BRIEF DESCRIPTION OF THE DRAWINGS

[0076] Further characteristic and/or advantages of the present invention are more bright with the following description of an exemplary embodiment thereof, exemplifying but not limitative, with reference to the attached drawings in which:

[0077] FIG. 1 shows a flow chart of the method, according to the present invention, wherein a single image acquisition device is provided;

[0078] FIG. 2 shows a flow chart of implementation variant of the method, according to the present invention, wherein two images acquisition devices are provided;

[0079] FIG. 3A shows a front image of the scenario;

[0080] FIG. 3B shows a plan image of the scenario.

DESCRIPTION OF A PREFERRED EXEMPLARY EMBODIMENT

[0081] The flow chart 300 of FIG. 1 shows the steps of a first variant of the method for ground penetrating radar analysis in a scenario, according to the present invention, wherein a single image acquisition device 110 is provided, in particular a video camera or a camera.

[0082] The method provides a first step of prearranging a GPR apparatus with a camera on board [310], a second step of handling the apparatus on the surface of the scenario to be investigated [320] and a third step of detecting possible underground objects [330].

[0083] With reference even at FIGS. 3A and 3B, the method according to the present invention provides that, during the step of handling the apparatus 100, there are some steps arranged to allow the operator to locate, even in real time, the apparatus 100 and to display objects of the scenario 200 in a plan image of the scenario itself, in order to virtually superimpose such objects of the scenario 200 to the detected underground objects.

[0084] In particular, there is a step of acquiring by the camera 110 a front image I.sub.F [321], of which a schematic example is shown in FIG. 3A.

[0085] Then, by knowing the pointing direction γ.sub.1 of the camera 110 with respect to the centre of reference C(x.sub.cy.sub.c) of the apparatus 100, there is a step of localizing each pixel P.sub.i of the image acquired, in terms of angles ϑ.sub.xi and ϑ.sub.yi with respect to the pointing direction γ.sub.1 [322].

[0086] Once localized the pixel P.sub.i with respect to the position of the apparatus 100, it is possible, by transformation of coordinates, to process the x.sub.i and y.sub.i coordinates of each pixel P.sub.i with respect to a Cartesian reference system S(x,y) of known origin and orientation [323].

[0087] Finally, by combining all the pixel with respect to their coordinates in the reference system S(x,y), it is possible to reconstruct a plan image I.sub.p of the scenario 200, in order to provide an operator with a top plan view of its own position with respect both to possible underground objects detected, both with respect to objects present in the scenario above the surface 200 [324].
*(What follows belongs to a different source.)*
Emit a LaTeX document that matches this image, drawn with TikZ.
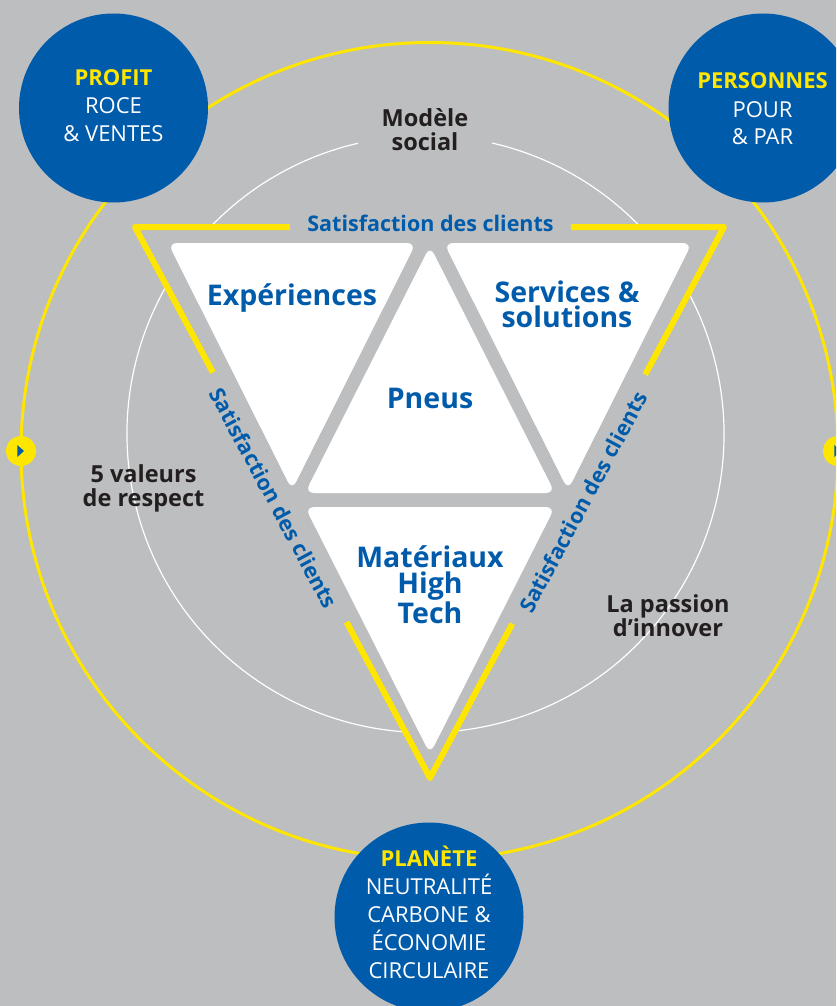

[0088] The above described steps are then iterated at predetermined time ranges in such a way that the plan image I.sub.p is updated periodically.

[0089] In a variant of the method, schematically shown by the diagram 300′ of FIG. 2, two cameras 110 and 120 are provided having respective pointing directions γ.sub.1 and γ.sub.2.

[0090] In this case, there are two front images I.sub.F obtained and there is an additional step of comparing the front images in order to identify the pixel P.sub.i corresponding to a same point of the scenario 200 [325′].

[0091] This way, there is a three-dimensional localization of each pixel, by the acquisition of two couples of angles, and so there is a more precise reconstruction of the scenario.

[0092] The foregoing description some exemplary specific embodiments will so fully reveal the invention according to the conceptual point of view, so that others, by applying current knowledge, will be able to modify and/or adapt in various applications the specific exemplary embodiments without further research and without parting from the invention, and, accordingly, it is meant that such adaptations and modifications will have to be considered as equivalent to the specific embodiments. The means and the materials to realise the different functions described herein could have a different nature without, for this reason, departing from the field of the invention. it is to be understood that the phraseology or terminology that is employed herein is for the purpose of description and not of limitation.